Eric Ren zren at suse.com
Wed Mar 30 19:17:16 PDT 2016


Hi,

>>
>> How did you perform the testing? It really matters. If you write a file on
>> shared disk from one node, and read this file from another node, without,
>> or with very little interval, the writing IO speed could decrease by ~20
>> times according my previous testing(just as a reference). It's a extremely
>> bad situation for 2 nodes cluster, isn't?
>>
>> But it's incredible that in your case writing speed drop by >3000 times!
>
>
> I simply used 'dd' to create a file with /dev/zero as a source. If there is
> a better way to do this I am all ears.

Alright, you just did a local IO on ocfs2, then the performance 
shouldn't be that bad. I guess the ocfs2 volume has been used over 60%? 
or seriously fragmented?
Please give info with `df -h`, and super block with debugfs.ocfs2, and 
also the exact `dd` command you performed. Additionally, perform `dd` on 
each node.

You know, ocfs2 is a shared disk fs. So 3 basic testing cases I can 
think of are:
1. only one node of cluster do IO;
2. more than one nodes of cluster perform IO, but each nodes just 
read/write its own file on shared disk;
3. like 2), but some nodes read and some write a same file on shared disk.

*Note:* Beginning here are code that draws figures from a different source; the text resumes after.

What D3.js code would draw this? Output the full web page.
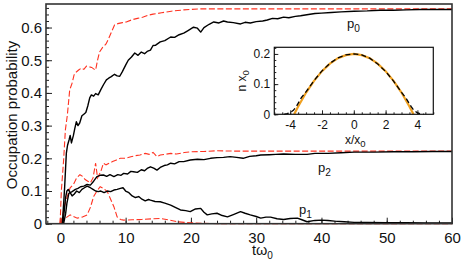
<!DOCTYPE html>
<html>
<head>
<meta charset="utf-8">
<script src="https://cdn.jsdelivr.net/npm/d3@7"></script>
<style>
  body { margin: 0; background: #fff; }
  text { font-family: "Liberation Sans", Arial, sans-serif; fill: #111; }
</style>
</head>
<body>
<div id="chart"></div>
<script>
// data: [t, probability]
var p0Black = [[0.3,0],[0.5,0.06],[0.66,0.113],[0.8,0.17],[0.92,0.216],[1.1,0.24],[1.33,0.256],[1.5,0.27],[1.7,0.247],[2.0,0.27],[2.2,0.29],[2.45,0.312],[2.7,0.3],[2.96,0.308],[3.3,0.33],[3.6,0.335],[3.9,0.34],[4.2,0.36],[4.5,0.385],[4.75,0.394],[5.1,0.39],[5.4,0.398],[5.8,0.394],[6.2,0.41],[6.6,0.425],[7.05,0.44],[7.4,0.445],[7.8,0.45],[8.3,0.457],[8.7,0.452],[9.1,0.451],[9.5,0.465],[10.0,0.485],[10.4,0.5],[10.9,0.51],[11.4,0.522],[11.9,0.515],[12.4,0.525],[12.9,0.52],[13.3,0.527],[13.8,0.531],[14.2,0.545],[14.6,0.546],[15.3,0.556],[16.0,0.56],[16.9,0.571],[17.5,0.57],[18.2,0.578],[18.9,0.583],[19.5,0.59],[20.4,0.601],[21.0,0.598],[21.5,0.586],[22.0,0.6],[22.8,0.61],[23.5,0.617],[24.3,0.614],[25.0,0.62],[25.6,0.617],[26.5,0.615],[27.6,0.611],[28.3,0.616],[29.1,0.614],[30,0.618],[31,0.62],[31.7,0.623],[32.5,0.628],[33.3,0.627],[34.2,0.632],[35,0.63],[36,0.634],[36.8,0.636],[38,0.64],[39,0.643],[40,0.644],[41.5,0.646],[43,0.648],[45,0.65],[47,0.651],[49,0.653],[51,0.653],[53,0.654],[55,0.655],[57,0.655],[60,0.655]];
var p0Red = [[-0.1,0],[0,0.02],[0.15,0.1],[0.5,0.195],[0.77,0.287],[1.07,0.332],[1.43,0.409],[1.8,0.43],[2.1,0.455],[2.45,0.464],[2.8,0.47],[3.2,0.476],[3.6,0.472],[4.0,0.482],[4.4,0.48],[4.8,0.478],[5.2,0.472],[5.4,0.47],[5.7,0.5],[6.0,0.525],[6.5,0.54],[7.0,0.55],[7.3,0.562],[7.8,0.585],[8.3,0.608],[8.8,0.612],[9.5,0.615],[10.1,0.617],[11,0.624],[11.8,0.628],[12.7,0.632],[13.5,0.638],[14.2,0.641],[15.5,0.645],[17,0.65],[18.9,0.654],[21.5,0.657],[25,0.657],[30,0.657],[40,0.657],[50,0.657],[60,0.657]];
var p2Black = [[0.5,0],[0.8,0.03],[1.0,0.062],[1.3,0.093],[1.8,0.098],[2.3,0.105],[2.7,0.108],[3.1,0.113],[3.6,0.115],[4.1,0.12],[4.6,0.118],[5.1,0.13],[5.6,0.144],[6.1,0.148],[6.6,0.149],[7.1,0.145],[7.6,0.15],[8.2,0.144],[8.8,0.15],[9.3,0.148],[9.7,0.154],[10.3,0.152],[10.8,0.16],[11.2,0.159],[11.8,0.157],[12.4,0.165],[12.9,0.162],[13.3,0.169],[13.8,0.174],[14.3,0.17],[14.8,0.164],[15.3,0.172],[15.9,0.178],[16.4,0.18],[16.9,0.185],[17.5,0.183],[18.2,0.19],[18.9,0.19],[19.9,0.195],[21,0.197],[22,0.196],[23,0.2],[24,0.202],[25,0.203],[26,0.205],[27,0.203],[28,0.2],[29,0.206],[30,0.208],[30.7,0.21],[32,0.211],[33,0.212],[34.2,0.213],[36,0.212],[37.8,0.212],[39,0.215],[41,0.215],[43,0.217],[45,0.219],[48,0.219],[51,0.22],[54,0.22],[57,0.221],[60,0.221]];
var p2Red = [[0,0],[0.3,0.02],[0.6,0.05],[1.0,0.08],[1.5,0.11],[2.0,0.12],[2.5,0.14],[3.0,0.15],[3.4,0.145],[3.8,0.135],[4.2,0.13],[4.6,0.125],[5.0,0.14],[5.4,0.185],[5.7,0.14],[6.2,0.16],[6.6,0.185],[7.0,0.18],[7.5,0.185],[8.0,0.19],[8.6,0.195],[9.2,0.2],[10,0.2],[10.8,0.205],[11.5,0.208],[12.2,0.21],[13,0.215],[13.6,0.212],[14.2,0.218],[14.8,0.205],[15.3,0.21],[16,0.212],[16.9,0.215],[17.8,0.213],[19,0.218],[20,0.22],[22,0.221],[24,0.223],[27,0.222],[30,0.222],[40,0.222],[50,0.222],[60,0.222]];
var p1Black = [[0.4,0],[0.6,0.04],[0.8,0.08],[1.0,0.1],[1.2,0.105],[1.5,0.095],[1.8,0.085],[2.1,0.09],[2.5,0.1],[2.9,0.095],[3.3,0.105],[3.7,0.11],[4.1,0.115],[4.6,0.11],[5.0,0.105],[5.4,0.1],[5.8,0.098],[6.2,0.1],[6.7,0.095],[7.2,0.1],[7.7,0.098],[8.2,0.103],[8.7,0.105],[9.2,0.108],[9.6,0.11],[10.0,0.1],[10.5,0.095],[11.0,0.085],[11.5,0.08],[12.0,0.083],[12.5,0.075],[13.0,0.07],[13.5,0.074],[13.8,0.072],[14.5,0.068],[15.3,0.067],[16.0,0.063],[16.9,0.057],[17.6,0.05],[18.4,0.042],[19.2,0.04],[19.9,0.037],[20.7,0.045],[21.5,0.047],[22.0,0.035],[22.5,0.027],[23.2,0.03],[24,0.032],[24.8,0.025],[25.6,0.021],[26.5,0.028],[27.6,0.037],[28.3,0.032],[29.1,0.027],[30,0.022],[30.7,0.017],[31.5,0.02],[32.2,0.02],[33.2,0.015],[34.2,0.013],[35.2,0.016],[36.3,0.017],[37,0.012],[37.8,0.006],[39,0.01],[40,0.011],[41,0.01],[42,0.008],[43.5,0.006],[45,0.004],[47,0.004],[50,0.003],[53,0.003],[56,0.002],[60,0.002]];
var p1Red = [[0,0],[0.4,0.01],[0.77,0.017],[1.5,0.027],[2.0,0.022],[2.6,0.017],[3.3,0.02],[4.1,0.027],[4.6,0.05],[5.1,0.083],[5.6,0.1],[6.1,0.113],[6.6,0.108],[7.2,0.098],[7.7,0.075],[8.2,0.052],[8.7,0.021],[9.2,0.013],[9.7,0.011],[11,0.012],[12.5,0.013],[14,0.015],[15.3,0.016],[16.5,0.012],[17.9,0.006],[19,0.004],[20,0.003],[22,0.001],[25,0],[60,0]];

// inset: density profile [x/x0, n x0]
var densFit = [[-3.75,0],[-3.5,0.026],[-3,0.072],[-2.5,0.111],[-2,0.143],[-1.5,0.168],[-1,0.186],[-0.5,0.196],[0,0.2],[0.5,0.196],[1,0.186],[1.5,0.168],[2,0.143],[2.5,0.111],[3,0.072],[3.5,0.026],[3.75,0]];
var densSim = [[-4.4,0],[-4.2,0.002],[-4.0,0.006],[-3.8,0.013],[-3.6,0.027],[-3.3,0.055],[-3,0.075],[-2.5,0.112],[-2,0.144],[-1.5,0.169],[-1,0.187],[-0.5,0.197],[0,0.2],[0.5,0.197],[1,0.186],[1.5,0.167],[2,0.142],[2.5,0.11],[3,0.073],[3.3,0.052],[3.6,0.026],[3.8,0.012],[4.0,0.005],[4.2,0.002],[4.4,0]];

var xTicks = [0, 10, 20, 30, 40, 50, 60];
var yTicks = [0, 0.1, 0.2, 0.3, 0.4, 0.5, 0.6];
var insetXTicks = [-4, -2, 0, 2, 4];
var insetYTicks = [0, 0.1, 0.2];

var svgWidth = 463, svgHeight = 265;
var svg = d3.select("#chart").append("svg")
    .attr("width", svgWidth)
    .attr("height", svgHeight);

var x = d3.scaleLinear().domain([-2.2, 60]).range([46, 452]);
var y = d3.scaleLinear().domain([0, 0.672]).range([223.7, 4]);

// minor + major ticks, pointing inward
function drawAxes(g, xs, ys, xMajor, yMajor, xMinorStep, yMinorStep, big, small, padX, padY, fontSize) {
    var xr = xs.range(), yr = ys.range();
    var xMinor = d3.range(Math.ceil(xs.domain()[0] / xMinorStep) * xMinorStep, xs.domain()[1] + 1e-9, xMinorStep);
    var yMinor = d3.range(0, ys.domain()[1] + 1e-9, yMinorStep);
    g.append("g").attr("transform", `translate(0,${yr[0]})`)
        .call(d3.axisBottom(xs).tickValues(xMinor).tickSize(-small).tickFormat(""))
        .call(a => a.select(".domain").remove());
    g.append("g").attr("transform", `translate(${xr[0]},0)`)
        .call(d3.axisLeft(ys).tickValues(yMinor).tickSize(-small).tickFormat(""))
        .call(a => a.select(".domain").remove());
    g.append("g").attr("transform", `translate(0,${yr[0]})`)
        .call(d3.axisBottom(xs).tickValues(xMajor).tickSize(-big).tickPadding(padX)
            .tickFormat(d => d < 0 ? "-" + Math.abs(d) : d))
        .call(a => a.select(".domain").remove());
    g.append("g").attr("transform", `translate(${xr[0]},0)`)
        .call(d3.axisLeft(ys).tickValues(yMajor).tickSize(-big).tickPadding(padY)
            .tickFormat(d => d === 0 ? "0" : d3.format(".1f")(d)))
        .call(a => a.select(".domain").remove());
    g.selectAll(".tick line").attr("stroke", "#222");
    g.selectAll(".tick text").attr("font-size", fontSize)
        .attr("font-family", "Liberation Sans, Arial, sans-serif").attr("fill", "#111");
}

var mainG = svg.append("g");
drawAxes(mainG, x, y, xTicks, yTicks, 2, 0.02, 6, 3, 9, 4, "15px");

var line = d3.line().x(d => x(d[0])).y(d => y(d[1]));
var curves = mainG.append("g");
[p0Red, p2Red, p1Red].forEach(function(s) {
    curves.append("path").datum(s).attr("d", line)
        .attr("fill", "none").attr("stroke", "#ff3322")
        .attr("stroke-width", 1.1).attr("stroke-dasharray", "6,2.5");
});
[p0Black, p2Black, p1Black].forEach(function(s) {
    curves.append("path").datum(s).attr("d", line)
        .attr("fill", "none").attr("stroke", "#000")
        .attr("stroke-width", 1.4).attr("stroke-linejoin", "round");
});

mainG.append("rect")
    .attr("x", x.range()[0]).attr("y", y.range()[1])
    .attr("width", x.range()[1] - x.range()[0]).attr("height", y.range()[0] - y.range()[1])
    .attr("fill", "none").attr("stroke", "#333").attr("stroke-width", 1.6);

// curve labels
function subLabel(g, px, py, base, sub, size) {
    var t = g.append("text").attr("x", px).attr("y", py).attr("font-size", size);
    t.append("tspan").text(base);
    t.append("tspan").attr("dy", size * 0.3).attr("font-size", size * 0.78).text(sub);
    return t;
}
subLabel(svg, 347, 28, "p", "0", 13);
subLabel(svg, 318, 172, "p", "2", 13);
subLabel(svg, 299, 214, "p", "1", 13);

// axis titles
svg.append("text")
    .attr("transform", "translate(17,115) rotate(-90)")
    .attr("text-anchor", "middle").attr("font-size", 15)
    .text("Occupation probability");
var xt = svg.append("text").attr("x", 252).attr("y", 254.5).attr("font-size", 14.5);
xt.append("tspan").text("tω");
xt.append("tspan").attr("dy", 4).attr("font-size", 10).text("0");

// inset
var ix = d3.scaleLinear().domain([-5, 5]).range([274.3, 433.3]);
var iy = d3.scaleLinear().domain([0, 0.222]).range([114.3, 47.3]);
var inset = svg.append("g");
inset.append("rect")
    .attr("x", ix.range()[0]).attr("y", iy.range()[1])
    .attr("width", ix.range()[1] - ix.range()[0]).attr("height", iy.range()[0] - iy.range()[1])
    .attr("fill", "#fff");
drawAxes(inset, ix, iy, insetXTicks, insetYTicks, 0.5, 0.02, 4, 2, 6, 4, "12px");

var iline = d3.line().x(d => ix(d[0])).y(d => iy(d[1]));
inset.append("path").datum(densFit).attr("d", iline)
    .attr("fill", "none").attr("stroke", "#f0a020").attr("stroke-width", 2.2);
inset.append("path").datum(densSim).attr("d", iline)
    .attr("fill", "none").attr("stroke", "#000").attr("stroke-width", 1.3)
    .attr("stroke-dasharray", "5,3");
inset.append("rect")
    .attr("x", ix.range()[0]).attr("y", iy.range()[1])
    .attr("width", ix.range()[1] - ix.range()[0]).attr("height", iy.range()[0] - iy.range()[1])
    .attr("fill", "none").attr("stroke", "#111").attr("stroke-width", 1.2);

var ixt = inset.append("text").attr("x", 345).attr("y", 144).attr("font-size", 12);
ixt.append("tspan").text("x/x");
ixt.append("tspan").attr("dy", 3).attr("font-size", 9.5).text("0");
var iyt = inset.append("text")
    .attr("transform", `translate(246,${(iy.range()[0] + iy.range()[1]) / 2}) rotate(-90)`)
    .attr("text-anchor", "middle").attr("font-size", 12);
iyt.append("tspan").text("n x");
iyt.append("tspan").attr("dy", 3).attr("font-size", 9.5).text("0");
</script>
</body>
</html>
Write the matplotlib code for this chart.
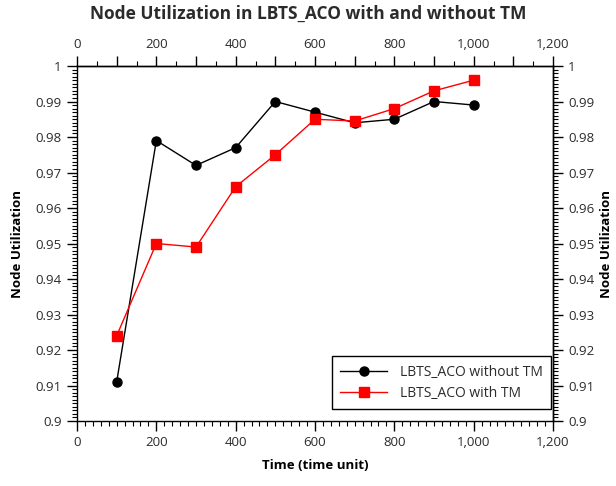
import matplotlib
matplotlib.use("Agg")
import matplotlib.pyplot as plt
from matplotlib.ticker import MultipleLocator, FuncFormatter

plt.rcParams['font.family'] = ['Open Sans', 'DejaVu Sans']

time_units = [100, 200, 300, 400, 500, 600, 700, 800, 900, 1000]
util_without_tm = [0.911, 0.979, 0.972, 0.977, 0.990, 0.987, 0.984, 0.985, 0.990, 0.989]
util_with_tm = [0.924, 0.950, 0.949, 0.966, 0.975, 0.985, 0.9845, 0.988, 0.993, 0.996]

label_without = "LBTS_ACO without TM"
label_with = "LBTS_ACO with TM"
title = "Node Utilization in LBTS_ACO with and without TM"
x_label = "Time (time unit)"
y_label = "Node Utilization"

text_color = "#2b2b2b"
fs = 9.5

fig = plt.figure(figsize=(6.16, 4.86), dpi=100)
ax = fig.add_axes([77 / 616, 1 - 421 / 486, 476 / 616, 355 / 486])

ax.plot(time_units, util_without_tm, color="black", lw=1.0, marker="o",
        markersize=6.5, label=label_without, zorder=3)
ax.plot(time_units, util_with_tm, color="red", lw=1.0, marker="s",
        markersize=6.5, label=label_with, zorder=3)

ax.set_xlim(0, 1200)
ax.set_ylim(0.9, 1.0)

comma_fmt = FuncFormatter(lambda v, p: f"{v:,.0f}")
y_fmt = FuncFormatter(lambda v, p: f"{round(v, 3):g}")

# bottom x axis
ax.xaxis.set_major_locator(MultipleLocator(200))
ax.xaxis.set_minor_locator(MultipleLocator(20))
ax.xaxis.set_major_formatter(comma_fmt)
# left y axis
ax.yaxis.set_major_locator(MultipleLocator(0.01))
ax.yaxis.set_minor_locator(MultipleLocator(0.001))
ax.yaxis.set_major_formatter(y_fmt)

ax.tick_params(which="major", direction="out", length=7, width=1,
               labelsize=fs, labelcolor=text_color, pad=4)
ax.tick_params(which="minor", direction="out", length=3.5, width=0.8)

for sp in ax.spines.values():
    sp.set_linewidth(1.0)
    sp.set_color("black")

# top x axis
top = ax.secondary_xaxis("top")
top.xaxis.set_major_locator(MultipleLocator(100))
top.xaxis.set_minor_locator(MultipleLocator(50))
top.xaxis.set_major_formatter(FuncFormatter(
    lambda v, p: f"{v:,.0f}" if round(v) % 200 == 0 else ""))
top.tick_params(which="major", direction="out", length=7, width=1,
                labelsize=fs, labelcolor=text_color, pad=4)
top.tick_params(which="minor", direction="out", length=3.5, width=0.8)
top.spines["top"].set_linewidth(1.0)

# right y axis
right = ax.secondary_yaxis("right")
right.yaxis.set_major_locator(MultipleLocator(0.01))
right.yaxis.set_minor_locator(MultipleLocator(0.001))
right.yaxis.set_major_formatter(y_fmt)
right.tick_params(which="major", direction="out", length=7, width=1,
                  labelsize=fs, labelcolor=text_color, pad=4)
right.tick_params(which="minor", direction="out", length=3.5, width=0.8)
right.spines["right"].set_linewidth(1.0)
right.set_ylabel(y_label, fontsize=fs, fontweight="bold", color="black",
                 rotation=90, labelpad=4)

ax.set_xlabel(x_label, fontsize=fs, fontweight="bold", color="black", labelpad=7)
ax.set_ylabel(y_label, fontsize=fs, fontweight="bold", color="black", labelpad=8)
fig.text(0.5, 1 - 14 / 486, title, ha="center", va="center",
         fontsize=12.5, fontweight="bold", color=text_color)

leg = ax.legend(loc="lower right", bbox_to_anchor=(0.996, 0.033),
                fontsize=10, frameon=True, fancybox=False, framealpha=1,
                edgecolor="black", handlelength=3.4, borderpad=0.6,
                labelspacing=0.45, handletextpad=0.9, borderaxespad=0)
leg.get_frame().set_linewidth(1.0)
for t in leg.get_texts():
    t.set_color(text_color)

fig.savefig("out.png", dpi=100)
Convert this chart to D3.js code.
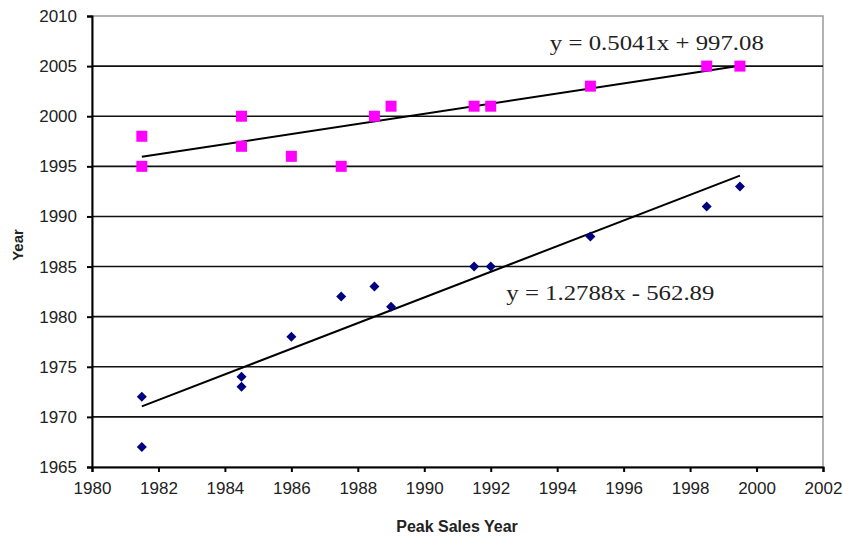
<!DOCTYPE html>
<html>
<head>
<meta charset="utf-8">
<script src="https://cdn.jsdelivr.net/npm/d3@7"></script>
<style>
  body { margin: 0; background: #fff; }
  svg { display: block; }
</style>
</head>
<body>
<div id="chart"></div>
<script>
// peak sales year for each point (same x for both series)
const peakYears = [1981.5, 1981.5, 1984.5, 1984.5, 1986, 1987.5, 1988.5, 1989, 1991.5, 1992, 1995, 1998.5, 1999.5];
const pinkYears = [1998, 1995, 2000, 1997, 1996, 1995, 2000, 2001, 2001, 2001, 2003, 2005, 2005];
const blueYears = [1972, 1967, 1974, 1973, 1978, 1982, 1983, 1981, 1985, 1985, 1988, 1991, 1993];

// trendline coefficients [slope, intercept] and labels
const pinkTrend = [0.5041, 997.08];
const blueTrend = [1.2788, -562.89];
const pinkLabel = "y = 0.5041x + 997.08";
const blueLabel = "y = 1.2788x - 562.89";

const xTicks = [1980, 1982, 1984, 1986, 1988, 1990, 1992, 1994, 1996, 1998, 2000, 2002];
const yTicks = [1965, 1970, 1975, 1980, 1985, 1990, 1995, 2000, 2005, 2010];

const W = 843, H = 538;
const margin = { top: 16, right: 20, bottom: 71, left: 92 };
const width = W - margin.left - margin.right,
      height = H - margin.top - margin.bottom;

const svg = d3.select("#chart").append("svg")
    .attr("width", W)
    .attr("height", H);

const g = svg.append("g")
    .attr("transform", "translate(" + margin.left + "," + margin.top + ")");

const x = d3.scaleLinear().domain([1980, 2002]).range([0, width]);
const y = d3.scaleLinear().domain([1965, 2010]).range([height, 0]);

// plot frame (top/right in grey)
g.append("rect")
    .attr("width", width)
    .attr("height", height)
    .attr("fill", "none")
    .attr("stroke", "#999")
    .attr("stroke-width", 1.5);

// horizontal gridlines
g.selectAll(".grid")
    .data(yTicks.filter(d => d > 1965 && d < 2010))
    .enter().append("line")
    .attr("class", "grid")
    .attr("x1", 0)
    .attr("x2", width)
    .attr("y1", d => y(d))
    .attr("y2", d => y(d))
    .attr("stroke", "#111")
    .attr("stroke-width", 1.6);

const fmt = d3.format("d");

const xAxis = g.append("g")
    .attr("transform", "translate(0," + height + ")")
    .call(d3.axisBottom(x).tickValues(xTicks).tickFormat(fmt).tickSize(5).tickPadding(10));

const yAxis = g.append("g")
    .call(d3.axisLeft(y).tickValues(yTicks).tickFormat(fmt).tickSize(5).tickPadding(10));

[xAxis, yAxis].forEach(a => {
    a.select(".domain").attr("stroke", "#000").attr("stroke-width", 2);
    a.selectAll(".tick line").attr("stroke", "#000").attr("stroke-width", 2);
    a.selectAll("text")
        .attr("fill", "#222")
        .style("font-family", "Liberation Sans, Arial, sans-serif")
        .style("font-size", "17px");
});

// trend lines
function trendLine(coef, xs) {
    const ext = d3.extent(xs);
    return ext.map(v => [v, coef[0] * v + coef[1]]);
}
const line = d3.line().x(d => x(d[0])).y(d => y(d[1]));

g.append("path")
    .datum(trendLine(pinkTrend, peakYears))
    .attr("d", line)
    .attr("fill", "none")
    .attr("stroke", "#000")
    .attr("stroke-width", 2);

g.append("path")
    .datum(trendLine(blueTrend, peakYears))
    .attr("d", line)
    .attr("fill", "none")
    .attr("stroke", "#000")
    .attr("stroke-width", 2);

// pink squares
const sq = 11;
g.selectAll(".pink")
    .data(peakYears.map((v, i) => [v, pinkYears[i]]))
    .enter().append("rect")
    .attr("class", "pink")
    .attr("x", d => x(d[0]) - sq / 2)
    .attr("y", d => y(d[1]) - sq / 2)
    .attr("width", sq)
    .attr("height", sq)
    .attr("fill", "#ff00ff");

// blue diamonds
g.selectAll(".blue")
    .data(peakYears.map((v, i) => [v, blueYears[i]]))
    .enter().append("path")
    .attr("class", "blue")
    .attr("transform", d => "translate(" + x(d[0]) + "," + y(d[1]) + ")")
    .attr("d", "M0,-5L5,0L0,5L-5,0Z")
    .attr("fill", "#000080");

// equation labels (stretched a bit wider, like the original)
g.append("text")
    .attr("x", x(1997.0))
    .attr("y", y(2006.6))
    .attr("text-anchor", "middle")
    .attr("textLength", 214)
    .attr("lengthAdjust", "spacingAndGlyphs")
    .style("font-family", "Liberation Serif, Times New Roman, serif")
    .style("font-size", "22px")
    .attr("fill", "#222")
    .text(pinkLabel);

g.append("text")
    .attr("x", x(1995.6))
    .attr("y", y(1981.7))
    .attr("text-anchor", "middle")
    .attr("textLength", 208)
    .attr("lengthAdjust", "spacingAndGlyphs")
    .style("font-family", "Liberation Serif, Times New Roman, serif")
    .style("font-size", "22px")
    .attr("fill", "#222")
    .text(blueLabel);

// axis titles
svg.append("text")
    .attr("x", 457)
    .attr("y", 532)
    .attr("text-anchor", "middle")
    .style("font-family", "Liberation Sans, Arial, sans-serif")
    .style("font-weight", "bold")
    .style("font-size", "16px")
    .attr("fill", "#222")
    .text("Peak Sales Year");

svg.append("text")
    .attr("transform", "translate(23,245) rotate(-90)")
    .attr("text-anchor", "middle")
    .style("font-family", "Liberation Sans, Arial, sans-serif")
    .style("font-weight", "bold")
    .style("font-size", "15px")
    .attr("fill", "#222")
    .text("Year");
</script>
</body>
</html>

The above model is much theoretically simplified though. The practical 
scenarios could be much more complicated, like fragmentation issue that 
your case much likely is.


>> Could you firstly do test on LVM, then DRBD, and then OCFS2? Let's blame
>> on them more fairly.

>>
> If I do a similar write of a file to a directory that exists on a LVM LV I
> get roughly 100 megabytes/sec.
>
> I can't write straight to the DRBD device, as that would entail wiping the
> customer's OCFS2 filesystem, which I cannot do.

OK, it's product environment. I can understand.